───── Task input ─────

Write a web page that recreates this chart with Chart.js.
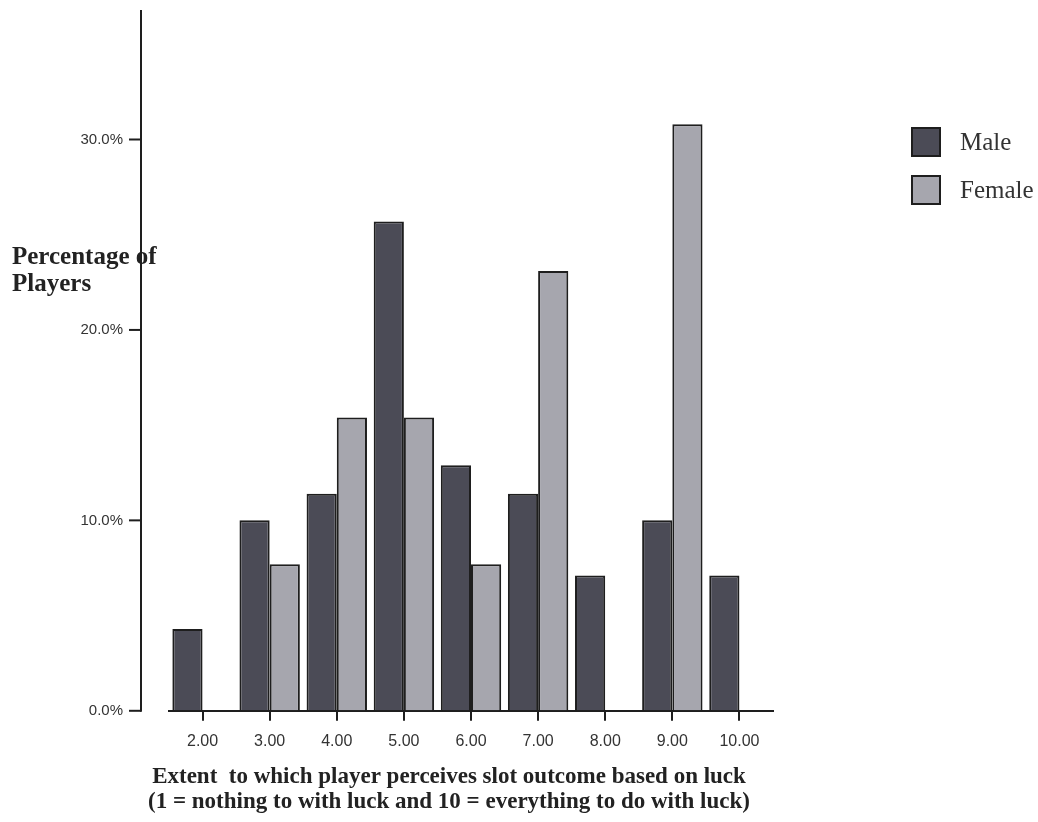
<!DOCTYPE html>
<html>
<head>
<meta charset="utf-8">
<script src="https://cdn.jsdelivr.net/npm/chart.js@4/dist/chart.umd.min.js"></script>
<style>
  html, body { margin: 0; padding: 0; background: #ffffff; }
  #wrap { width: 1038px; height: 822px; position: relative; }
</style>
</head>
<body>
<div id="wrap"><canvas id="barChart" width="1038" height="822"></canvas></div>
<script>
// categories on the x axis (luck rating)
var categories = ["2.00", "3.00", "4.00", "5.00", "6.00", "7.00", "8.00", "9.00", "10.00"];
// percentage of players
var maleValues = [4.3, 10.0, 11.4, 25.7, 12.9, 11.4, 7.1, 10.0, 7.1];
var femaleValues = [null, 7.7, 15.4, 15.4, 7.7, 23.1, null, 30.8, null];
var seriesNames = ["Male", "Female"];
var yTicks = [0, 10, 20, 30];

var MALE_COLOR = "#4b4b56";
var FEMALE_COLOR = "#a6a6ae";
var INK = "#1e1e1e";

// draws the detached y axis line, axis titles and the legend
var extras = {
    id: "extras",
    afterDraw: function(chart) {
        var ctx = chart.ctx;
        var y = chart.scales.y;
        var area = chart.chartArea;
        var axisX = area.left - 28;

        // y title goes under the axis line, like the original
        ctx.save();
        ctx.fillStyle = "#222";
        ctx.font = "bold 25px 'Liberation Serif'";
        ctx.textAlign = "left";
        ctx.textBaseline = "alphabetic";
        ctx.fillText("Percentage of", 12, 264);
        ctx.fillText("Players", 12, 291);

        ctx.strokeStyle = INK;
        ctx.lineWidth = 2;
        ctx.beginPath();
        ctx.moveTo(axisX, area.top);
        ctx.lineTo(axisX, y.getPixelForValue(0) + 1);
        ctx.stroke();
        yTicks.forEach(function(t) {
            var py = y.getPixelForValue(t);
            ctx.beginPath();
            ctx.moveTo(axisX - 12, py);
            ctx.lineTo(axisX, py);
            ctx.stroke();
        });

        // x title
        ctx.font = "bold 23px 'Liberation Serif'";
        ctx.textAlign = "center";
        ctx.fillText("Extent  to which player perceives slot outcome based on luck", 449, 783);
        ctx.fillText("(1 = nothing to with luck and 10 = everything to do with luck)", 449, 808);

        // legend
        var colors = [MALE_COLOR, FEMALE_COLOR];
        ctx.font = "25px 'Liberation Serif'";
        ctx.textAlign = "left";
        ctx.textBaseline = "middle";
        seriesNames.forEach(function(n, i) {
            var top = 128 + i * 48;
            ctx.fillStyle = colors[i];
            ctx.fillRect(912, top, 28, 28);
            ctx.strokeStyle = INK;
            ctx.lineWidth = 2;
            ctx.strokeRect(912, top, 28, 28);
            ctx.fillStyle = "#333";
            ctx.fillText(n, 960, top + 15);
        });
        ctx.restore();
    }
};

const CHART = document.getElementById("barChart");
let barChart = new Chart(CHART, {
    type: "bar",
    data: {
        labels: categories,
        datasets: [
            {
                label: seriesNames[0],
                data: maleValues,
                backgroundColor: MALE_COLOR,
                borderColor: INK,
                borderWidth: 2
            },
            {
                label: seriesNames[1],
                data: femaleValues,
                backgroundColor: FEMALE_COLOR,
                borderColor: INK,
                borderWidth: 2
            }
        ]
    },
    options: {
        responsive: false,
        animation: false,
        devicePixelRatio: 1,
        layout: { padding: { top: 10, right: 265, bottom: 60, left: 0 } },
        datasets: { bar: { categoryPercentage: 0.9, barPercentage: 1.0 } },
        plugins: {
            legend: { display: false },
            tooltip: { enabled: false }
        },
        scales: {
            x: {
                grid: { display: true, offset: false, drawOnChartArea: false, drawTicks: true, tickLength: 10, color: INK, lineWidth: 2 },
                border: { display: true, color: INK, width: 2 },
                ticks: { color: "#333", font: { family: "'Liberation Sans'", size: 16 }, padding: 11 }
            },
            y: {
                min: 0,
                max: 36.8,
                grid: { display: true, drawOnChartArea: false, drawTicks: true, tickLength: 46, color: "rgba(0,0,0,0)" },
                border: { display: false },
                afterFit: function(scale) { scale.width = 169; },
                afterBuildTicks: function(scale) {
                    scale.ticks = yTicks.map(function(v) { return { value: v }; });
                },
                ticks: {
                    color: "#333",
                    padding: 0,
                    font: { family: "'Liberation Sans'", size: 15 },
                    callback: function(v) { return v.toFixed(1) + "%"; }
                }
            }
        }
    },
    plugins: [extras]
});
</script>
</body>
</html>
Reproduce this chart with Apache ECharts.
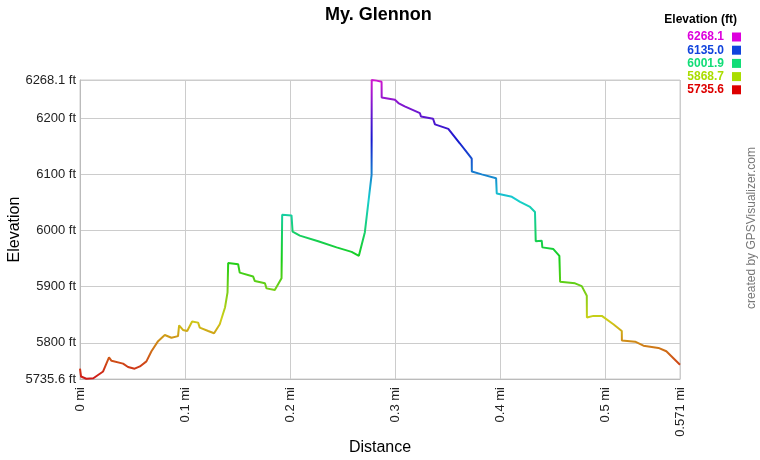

─────

### Task prompt
Write out an exact copy of the listing, first line through the line containing "var axisX = area.left - 28;", with the pictures left out.

### Correct answer
Write a web page that recreates this chart with Chart.js.
<!DOCTYPE html>
<html>
<head>
<meta charset="utf-8">
<script src="https://cdn.jsdelivr.net/npm/chart.js@4/dist/chart.umd.min.js"></script>
<style>
  html, body { margin: 0; padding: 0; background: #ffffff; }
  #wrap { width: 1038px; height: 822px; position: relative; }
</style>
</head>
<body>
<div id="wrap"><canvas id="barChart" width="1038" height="822"></canvas></div>
<script>
// categories on the x axis (luck rating)
var categories = ["2.00", "3.00", "4.00", "5.00", "6.00", "7.00", "8.00", "9.00", "10.00"];
// percentage of players
var maleValues = [4.3, 10.0, 11.4, 25.7, 12.9, 11.4, 7.1, 10.0, 7.1];
var femaleValues = [null, 7.7, 15.4, 15.4, 7.7, 23.1, null, 30.8, null];
var seriesNames = ["Male", "Female"];
var yTicks = [0, 10, 20, 30];

var MALE_COLOR = "#4b4b56";
var FEMALE_COLOR = "#a6a6ae";
var INK = "#1e1e1e";

// draws the detached y axis line, axis titles and the legend
var extras = {
    id: "extras",
    afterDraw: function(chart) {
        var ctx = chart.ctx;
        var y = chart.scales.y;
        var area = chart.chartArea;
        var axisX = area.left - 28;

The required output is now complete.